AUTHOR=Guo Kangkang , Xu Boqi , Ren Yongjie , Tong Yiheng , Nie Wansheng 

TITLE=Analysis of Tangential Combustion Instability Modes in a LOX/Kerosene Liquid Rocket Engine Based on OpenFOAM

JOURNAL=Frontiers in Energy Research

VOLUME=Volume 9 - 2021

YEAR=2022

URL=https://www.frontiersin.org/journals/energy-research/articles/10.3389/fenrg.2021.810439

DOI=10.3389/fenrg.2021.810439

ISSN=2296-598X

ABSTRACT=Self-excited high frequency combustion instability (HFCI) of first-order tangential (1T) mode is captured in a staged-combustion LOX/Kerosene liquid rocket engine based on sprayFOAM solver. The 1T mode combustion instability has two different patterns: standing wave and traveling wave. In the nominal operation condition, the value of oxygen-to-fuel ratio (O/F) is 2.5. All injectors share the same propellant mass flow, and no HFCI occurs.

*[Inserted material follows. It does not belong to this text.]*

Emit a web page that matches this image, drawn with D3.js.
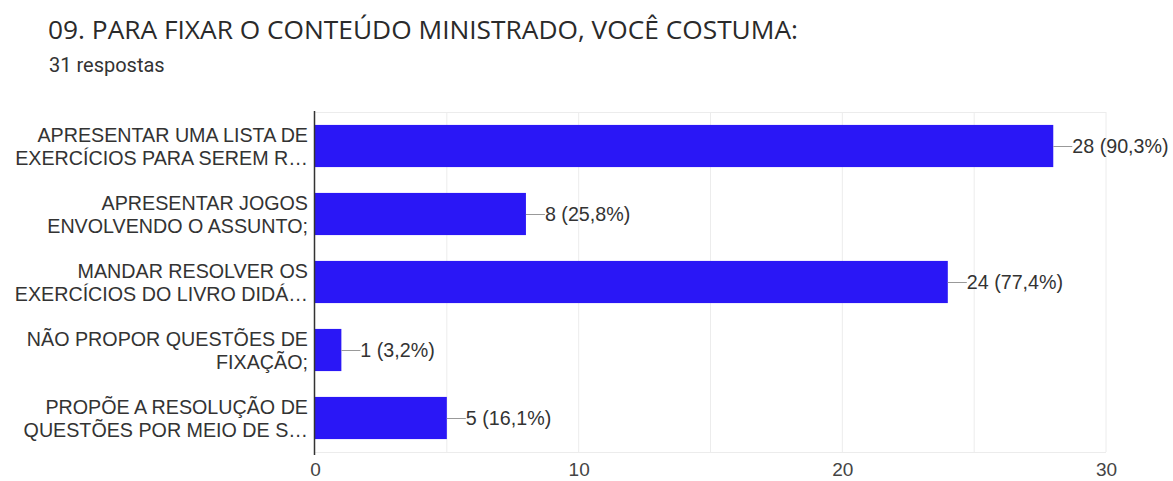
<!DOCTYPE html>
<html>
<head>
<meta charset="utf-8">
<script src="https://cdn.jsdelivr.net/npm/d3@7"></script>
<style>
  html, body { margin: 0; padding: 0; background: #fff; }
  svg { display: block; }
</style>
</head>
<body>
<svg id="chart" width="1173" height="481"></svg>
<script>
// Survey question 09: how the teacher consolidates the content
const categories = [
  ["APRESENTAR UMA LISTA DE", "EXERCÍCIOS PARA SEREM R…"],
  ["APRESENTAR JOGOS", "ENVOLVENDO O ASSUNTO;"],
  ["MANDAR RESOLVER OS", "EXERCÍCIOS DO LIVRO DIDÁ…"],
  ["NÃO PROPOR QUESTÕES DE", "FIXAÇÃO;"],
  ["PROPÕE A RESOLUÇÃO DE", "QUESTÕES POR MEIO DE S…"]
];
const counts = [28, 8, 24, 1, 5];
const percents = ["90,3%", "25,8%", "77,4%", "3,2%", "16,1%"];
const tickValues = [0, 10, 20, 30];
const gridValues = [5, 10, 15, 20, 25, 30];

const svg = d3.select("#chart");
const margin = { left: 315, right: 67, top: 112, bottom: 29 };
const W = 1173, H = 481;
const labelFont = "'Liberation Sans', Arial, sans-serif";

svg.append("text")
  .attr("x", 48).attr("y", 39)
  .attr("font-family", "'Open Sans', Roboto, sans-serif")
  .attr("font-size", 26.3)
  .attr("fill", "#2a2a2a")
  .text("09. PARA FIXAR O CONTEÚDO MINISTRADO, VOCÊ COSTUMA:");

svg.append("text")
  .attr("x", 49).attr("y", 72)
  .attr("font-family", "Roboto, 'Noto Sans', sans-serif")
  .attr("font-size", 20)
  .attr("fill", "#333")
  .text("31 respostas");

const x = d3.scaleLinear().domain([0, 30]).range([margin.left, W - margin.right]);
const y = d3.scaleBand()
  .domain(d3.range(categories.length))
  .range([margin.top, H - margin.bottom])
  .paddingInner(0.38).paddingOuter(0.19);

// light grid
svg.append("g").selectAll("line").data(gridValues).join("line")
  .attr("x1", d => x(d)).attr("x2", d => x(d))
  .attr("y1", margin.top).attr("y2", H - margin.bottom)
  .attr("stroke", "#ececec").attr("stroke-width", 1);
svg.append("line")
  .attr("x1", x(0)).attr("x2", x(30))
  .attr("y1", margin.top + 0.5).attr("y2", margin.top + 0.5)
  .attr("stroke", "#ececec");
svg.append("line")
  .attr("x1", x(0)).attr("x2", x(30))
  .attr("y1", H - margin.bottom + 0.5).attr("y2", H - margin.bottom + 0.5)
  .attr("stroke", "#ececec");

// bars
svg.append("g").selectAll("rect").data(counts).join("rect")
  .attr("x", x(0))
  .attr("y", (d, i) => y(i))
  .attr("width", d => x(d) - x(0))
  .attr("height", y.bandwidth())
  .attr("fill", "#2a17f6");

// value annotations with leader lines
const ann = svg.append("g").selectAll("g").data(counts).join("g")
  .attr("transform", (d, i) => `translate(${x(d)},${y(i) + y.bandwidth() / 2})`);
ann.append("line")
  .attr("x1", 0).attr("x2", 19).attr("y1", 0.5).attr("y2", 0.5)
  .attr("stroke", "#999").attr("stroke-width", 1);
ann.append("text")
  .attr("x", 19).attr("dy", "0.36em")
  .attr("font-family", labelFont)
  .attr("font-size", 19.7)
  .attr("fill", "#333")
  .text((d, i) => `${d} (${percents[i]})`);

// category labels, two lines each
const cat = svg.append("g").selectAll("text").data(categories).join("text")
  .attr("text-anchor", "end")
  .attr("font-family", labelFont)
  .attr("font-size", 19.7)
  .attr("fill", "#333");
cat.each(function (lines, i) {
  const c = y(i) + y.bandwidth() / 2;
  d3.select(this).selectAll("tspan").data(lines).join("tspan")
    .attr("x", 308)
    .attr("y", (l, j) => c - 4.5 + j * 23.5)
    .text(l => l);
});

// bottom axis tick labels
const axis = d3.axisBottom(x).tickValues(tickValues).tickSize(0).tickPadding(8);
const ag = svg.append("g")
  .attr("transform", `translate(0,${H - margin.bottom + 3})`)
  .call(axis);
ag.select(".domain").remove();
ag.selectAll("text")
  .attr("font-family", labelFont)
  .attr("font-size", 19)
  .attr("fill", "#444");

// vertical baseline at zero
svg.append("line")
  .attr("x1", x(0) - 0.5).attr("x2", x(0) - 0.5)
  .attr("y1", margin.top - 1).attr("y2", H - margin.bottom + 3)
  .attr("stroke", "#333").attr("stroke-width", 1.5);
</script>
</body>
</html>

The chamber pressure obtained from the numerical calculation and experiment shows a good agreement, which validate the numerical model. When the fuel mass flow of two injectors on the opposite sides of combustor diameter on the injector face is modified, severe HFCI will occur. The pressure wave node locates at a fixed diameter, showing a 1T standing wave mode. As the O/F increases to 4.4 and the propellant distribution is completely uniform, there is also a HFCI whose wave node shows a spinning behavior, demonstrating a traveling 1T wave mode. Once the HFCI occurs, no matter what standing mode or spinning mode, the heat release from combustion is fed into the resonant acoustic mode. The pressure and heat release oscillate totally in phase temporally and couples spatially. This is the thermoacoustic coupling process that maintaining the HFCI.